Je dégaine le bandeau « Breaking news », « Alerte coup de foudre », et « Sors vite ta liste de bouquins à acheter ».
Les romans estampillés « thrillers psychologiques » sont à mon sens trop nombreux, et j’ai l’impression que la grande mode est de coller cette étiquette à tous les romans un peu tordus dans lesquels l’auteur se targue de perdre son lecteur (ça, c’est dit ! ). Là, mon cher lecteur, c’est d’un vrai thriller psychologique dont je vais te parler, et ça ne sera pas, pour une fois, une énième histoire de bonne femme sous l’emprise d’un conjoint pervers narcissique. Il en faut du talent pour écrire un vrai thriller psychologique, et du talent, Sophie Loubière n’en manque pas.
L’auteure va nous faire suivre la vie de Laurence, de sa plus tendre enfance avec ses parents et son frère jusqu’à sa vie d’adulte. Dire que son parcours familial est cabossé est un euphémisme : dernière née d’un foyer aux revenus modestes, elle grandit aux côtés d’un frère tyrannique qui s’est juré, à sa naissance, de lui pourrir l’existence. Tout est fait pour provoquer de l’attachement avec cette petite fille, et dès le début il y a quelque chose de très fort qui s’est tissé entre elle et moi. J’ai l’instinct maternel d’une huître morte sur un plateau de Noël (bon à part avec les chats), et pourtant j’ai ressenti une affection infinie pour elle, avec le besoin viscéral de la protéger contre toutes les agressions de sa misérable existence.
Cinq cartes brûlées est l’occasion pour Sophie Loubière d’évoquer des sujets sociétaux, flirtant ainsi avec le roman noir. Il est question de chômage, de maladie, de troubles psychologiques et alimentaires, du système de justice, des rapports difficiles qu’il peut exister entre des enfants et de leurs parents, de rejet de l’autre parce que trop différent, parce qu’il ne rentre pas dans le moule, parce qu’il est fragile et trop gentil.

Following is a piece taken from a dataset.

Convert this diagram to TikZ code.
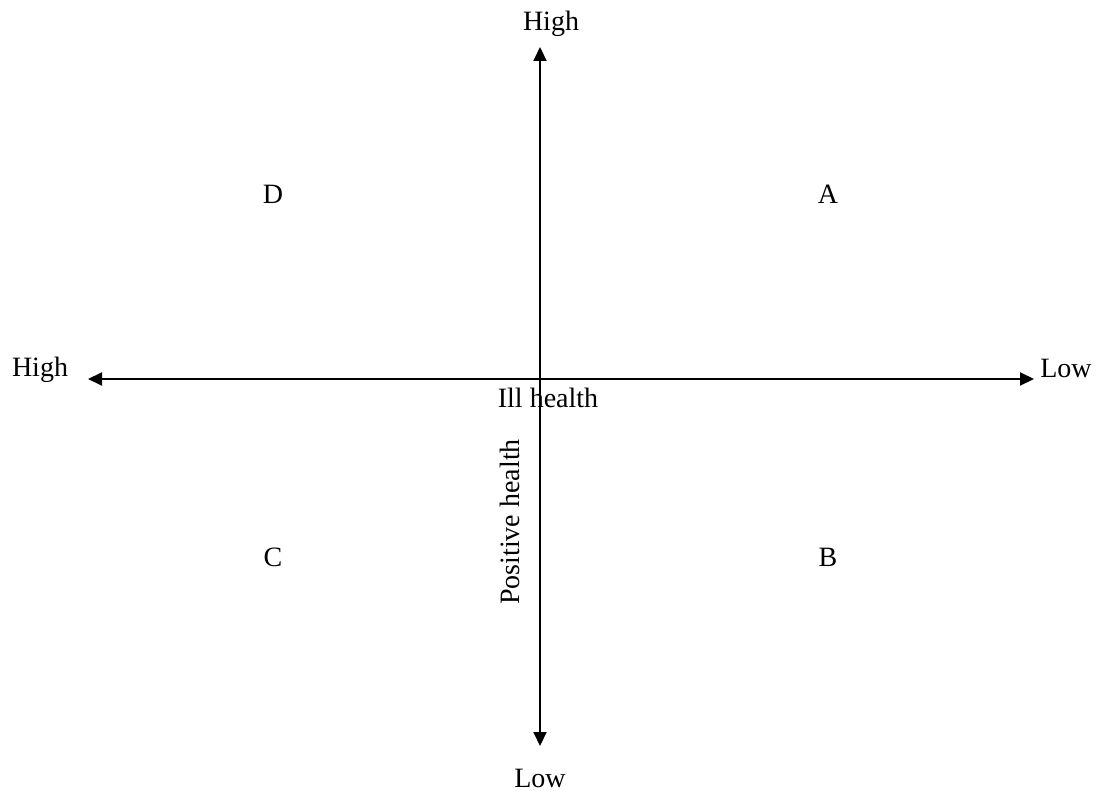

Mais la gentillesse peut parfois laisser place à quelques chose de bien plus sombre, parce qu’elle aura été trop usée, trop malmenée. On se protège alors, il y a une revanche à prendre sur cette saloperie de vie, sur ce passé qu’on traîne comme un boulet et qui nous empoisonne l’existence. Est-ce que Laurence se sentira mieux une fois sortie de sa chrysalide, les ailes déployées vers un avenir qu’elle aura choisi elle-même cette fois ? Pas certain… Parce que certaines épreuves sont trop difficiles à supporter et qu’ils changent irrémédiablement un individu, le marquant au fer rouge pour le reste de sa vie.
Derrière une intrigue magistralement déroulée, l’écriture de l’auteure est absolument remarquable dans le sens où il s’en dégage des émotions surpuissantes, une profondeur comme il y en a trop peu, il y a quelque chose de terriblement féminin dans cette écriture pourtant sans concession, elle a ce pouvoir de créer du beau, du palpable et même un peu de poésie dans un environnement tellement sombre, tellement difficile.
Le mot de la finCinq cartes brûlées ne frôle pas la perfection, il est la perfection.
Si vous ne deviez acheter qu’un roman en ce début d’année, c’est celui-ci.